Slow Management

 

747553-aller-au-devant-des-autresRetrouver le sens de l’humain et de la rencontre avec l’autre. Tel est le credo du « slow management », comme nous l’explique Loïck Roche, directeur adjoint de Grenoble Ecole de Management, et co auteur avec Dominique Steiler et John Sadowsky du livre « Le slow management, éloge du bien-être’ » paru aux Presses Universitaires de Grenoble.

Comment définissez-vous le slow management ?

Le slow management suggère de reprendre le management dans ce qu’il a de plus noble, mais aussi de plus difficile : aller à la rencontre des autres. Il trouve son origine dans les mouvements managériaux nés aux États-Unis dans la première moitié du XXe siècle. A cette époque déjà, des managers avaient compris que la meilleure façon de diriger les hommes et les femmes, c’était de susciter les rencontres. Ce mode de management a été popularisé par les fondateurs de Hewlett-Packard qui appelait cela le « management by walking around », traduisez le « management en marchant ». Cette méthode a ensuite été abandonnée, pour être remise au goût du jour dans les années 70 par le mythique patron de General Electric, Jack Welch. Celui-ci disait que le manager avait aussi une vocation à enseigner, exactement comme un professeur dans une salle de classe qui va à la rencontre des autres pour exposer son savoir, convaincre, mais aussi pour écouter et modifier sa pensée car lorsque l’on enseigne, on se nourrit des échanges avec les étudiants.

Comment expliquez-vous la résurgence de ce concept aujourd’hui ?

D’abord parce qu’il y a un échec patent du management par objectif qui ne vise que la performance à tout crin. On a oublié que pour obtenir cette performance, il fallait d’abord s’occuper du bien-être des salariés. Attention, il ne s’agit pas de les cocooner… La pression est nécessaire, elle est même normale, mais pour manager ses collaborateurs, il faut donner du sens à leur travail et de la reconnaissance.
La seconde raison qui explique ce retour du slow management, c’est qu’il constitue une réponse aux crises successives survenues ces dernières années, des crises qui ont placé les managers dans des situations impossibles. Comme tout être humain, dans ce genre de contexte, on a peur de ne pas savoir faire. Alors plutôt que d’aller au contact des autres, on a tendance à se réfugier dans son bureau. Ce faisant, on perd tout contact avec la réalité et lorsque le contact intervient, les réactions de peur font que l’on peut se montrer violent, disqualifiant ou humiliant.

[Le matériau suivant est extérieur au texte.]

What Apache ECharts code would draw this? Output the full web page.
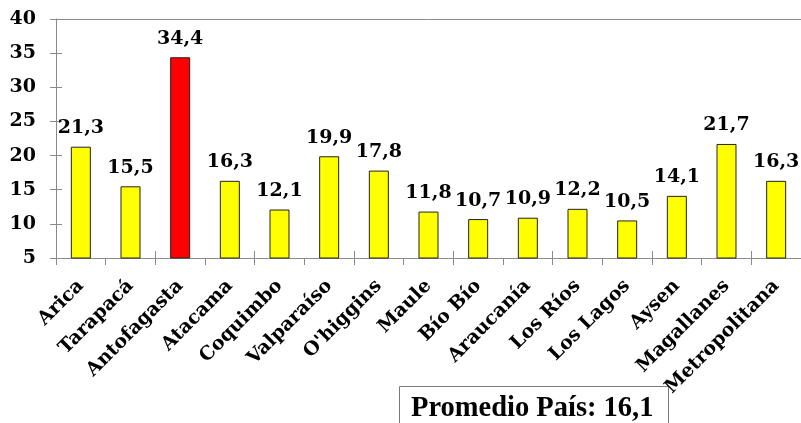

Quels sont les leviers à activer pour se comporter en « slow manager » ?

Commencer par accepter de se dire que le temps est un matériau hautement compressible, et que l’on peut faire beaucoup de choses, même lorsque celui-ci est compté. Il faut ensuite que les managers apprennent à se réserver des plages de temps dans leurs agendas pour aller à la rencontre de leurs équipes. Cette seule démarche contribuera à les rassurer car elle leur montrera qu’il y a un pilote dans l’avion avec qui il est possible d’échanger. Évidemment, dans les grandes organisations, le dirigeant doit montrer l’exemple et la démarche doit être démultipliée à tous les niveaux hiérarchiques afin que tous les managers adoptent le slow management.

Quels sont les limites du système ?

Lorsque vous présentez le slow management à des managers, ils sont tous d’accord pour adhérer au concept, qui est plein de bon sens. Mais après, lorsqu’il faut le mettre en œuvre, c’est une autre histoire car aller à la rencontre des autres, c’est s’exposer. Quand vous dialoguez avec quelqu’un, tout peut arriver. Vous n’êtes plus derrière votre bureau en train de communiquer par mail ou par téléphone. Aller à la rencontre de l’autre, c’est reconnaître que celui qui est en face de vous est aussi un homme debout, qu’il peut vous répondre, éventuellement exprimer des désaccords… La transition vers le slow management prendra donc du temps, mais un grand mouvement de fond est en train de se lever dans les entreprises. Tout le monde a aujourd’hui conscience qu’il faut retrouver un peu d’humanité et revenir aux fondamentaux du management : ce sont bien les hommes et les femmes qui constituent le moteur le plus important des organisations.